Uno de los errores más extendidos en relación a su conducta es el de asignarle características donjuanescas. Nada que ver. Casanova ha sido lo opuesto a Don Juan, quien sí lastimaba afectivamente. Él no. Se enamoraba para poder amar con el goce de todos los sentidos y trabajaba fervorosamente en pos de ese ideal: "un enjundioso procedimiento el enamorarse", sostiene. En sus Memorias de España (Emecé) los amores con doña Ignacia le acarrean ingentes esfuerzos sentimentales. ¿Puede alguien enamorarse de prepo? Casanova demuestra que sí: todo es cuestión de perseverancia, galantería y compostura. Por supuesto que en su derrotero afectivo hay santas partuzas, pero su cruzada amorosa fue el biombo histórico con el que se confundió al donante de felicidad con aquel otro Casanova, el más frustrado y secreto. En el prólogo de estas memorias por la península, apunta Guillermo Piro en el prólogo: "Doblemente mal interpretado, el fantasma del pobre veneciano deambula sobre nuestras cabezas con las vestiduras del amante más sofisticado y perfecto, cuando lo que él pretendía, por sobre todas las cosas, era ser un filósofo de la altura de su amado Voltaire". Tel quel.

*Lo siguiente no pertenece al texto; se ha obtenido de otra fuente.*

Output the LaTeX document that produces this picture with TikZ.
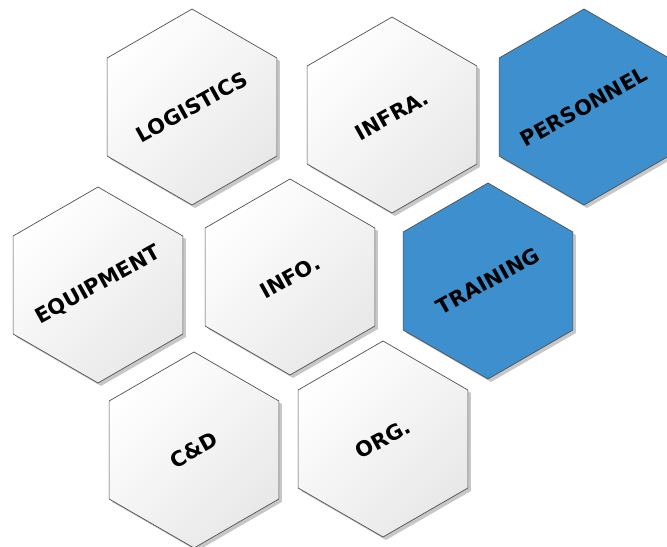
\documentclass[tikz,border=0pt]{standalone}
\usepackage{fontspec}
\setmainfont{DejaVu Sans}
\usetikzlibrary{shadows}
\definecolor{hexblue}{HTML}{3D90CD}
\definecolor{hexline}{HTML}{505050}
\tikzset{
  hexshape/.style={draw=hexline, line width=0.7bp, line join=miter,
    drop shadow={shadow xshift=3bp, shadow yshift=-3bp, opacity=0.22, fill=black}},
  hexwhite/.style={hexshape, top color=white, bottom color=black!9, shading angle=45},
  hexbluef/.style={hexshape, fill=hexblue},
  hexlabel/.style={font=\bfseries\fontsize{21}{24}\selectfont, text=black, rotate=29, inner sep=0pt}
}
\begin{document}
\begin{tikzpicture}[x=1bp,y=-1bp]
\useasboundingbox (0,0) rectangle (667,547);
\clip (0,0) rectangle (667,547);
% hexagons
\path[hexwhite] (192,9) -- ++(-84.87,49) -- ++(0,98) -- ++(84.87,49) -- ++(84.87,-49) -- ++(0,-98) -- cycle;
\path[hexwhite] (392,17) -- ++(-84.87,49) -- ++(0,98) -- ++(84.87,49) -- ++(84.87,-49) -- ++(0,-98) -- cycle;
\path[hexbluef] (584,9) -- ++(-84.87,49) -- ++(0,98) -- ++(84.87,49) -- ++(84.87,-49) -- ++(0,-98) -- cycle;
\path[hexwhite] (98,187) -- ++(-84.87,49) -- ++(0,98) -- ++(84.87,49) -- ++(84.87,-49) -- ++(0,-98) -- cycle;
\path[hexwhite] (290,179) -- ++(-84.87,49) -- ++(0,98) -- ++(84.87,49) -- ++(84.87,-49) -- ++(0,-98) -- cycle;
\path[hexbluef] (488,183) -- ++(-84.87,49) -- ++(0,98) -- ++(84.87,49) -- ++(84.87,-49) -- ++(0,-98) -- cycle;
\path[hexwhite] (194,352) -- ++(-84.87,49) -- ++(0,98) -- ++(84.87,49) -- ++(84.87,-49) -- ++(0,-98) -- cycle;
\path[hexwhite] (383,341) -- ++(-84.87,49) -- ++(0,98) -- ++(84.87,49) -- ++(84.87,-49) -- ++(0,-98) -- cycle;
% labels
\node[hexlabel] (logistics) at (192,107) {LOGISTICS};
\node[hexlabel] (infra) at (392,115) {INFRA.};
\node[hexlabel] (personnel) at (584,107) {PERSONNEL};
\node[hexlabel] (equipment) at (98,285) {EQUIPMENT};
\node[hexlabel] (info) at (290,277) {INFO.};
\node[hexlabel] (training) at (488,281) {TRAINING};
\node[hexlabel] (cd) at (194,450) {C\&D};
\node[hexlabel] (org) at (383,439) {ORG.};
\end{tikzpicture}
\end{document}
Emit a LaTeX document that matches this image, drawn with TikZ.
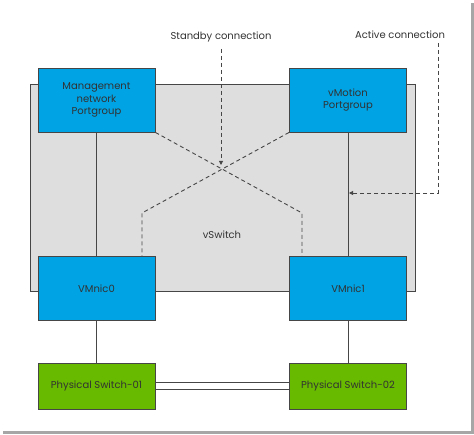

El amante más profundo y huidizo de todos los tiempos, no pudo conjurar jamás su sueño verdadero: ser aceptado y visto como filósofo. Algunas de sus teorías son tan cínicas como deslumbrantes, y hasta las hay innovadoras. A cambio, la Historia tomó su versión de sí mismo e hizo de él un panfleto, el del encarnizado mujeriego. La paradoja cuenta que el escapista no pudo escapar de su propia imagen. Sin embargo, en tributo a su colosal obra literaria, quedan sus textos. Unicamente, ya que Venecia no le guardó ni una sola estatua, monumento o museo que lo recuerde. A él, un hijo pródigo. Pero él lo predijo con mejores palabras: "nunca quedará mayor alimento para la posteridad que el de las mentiras piadosas".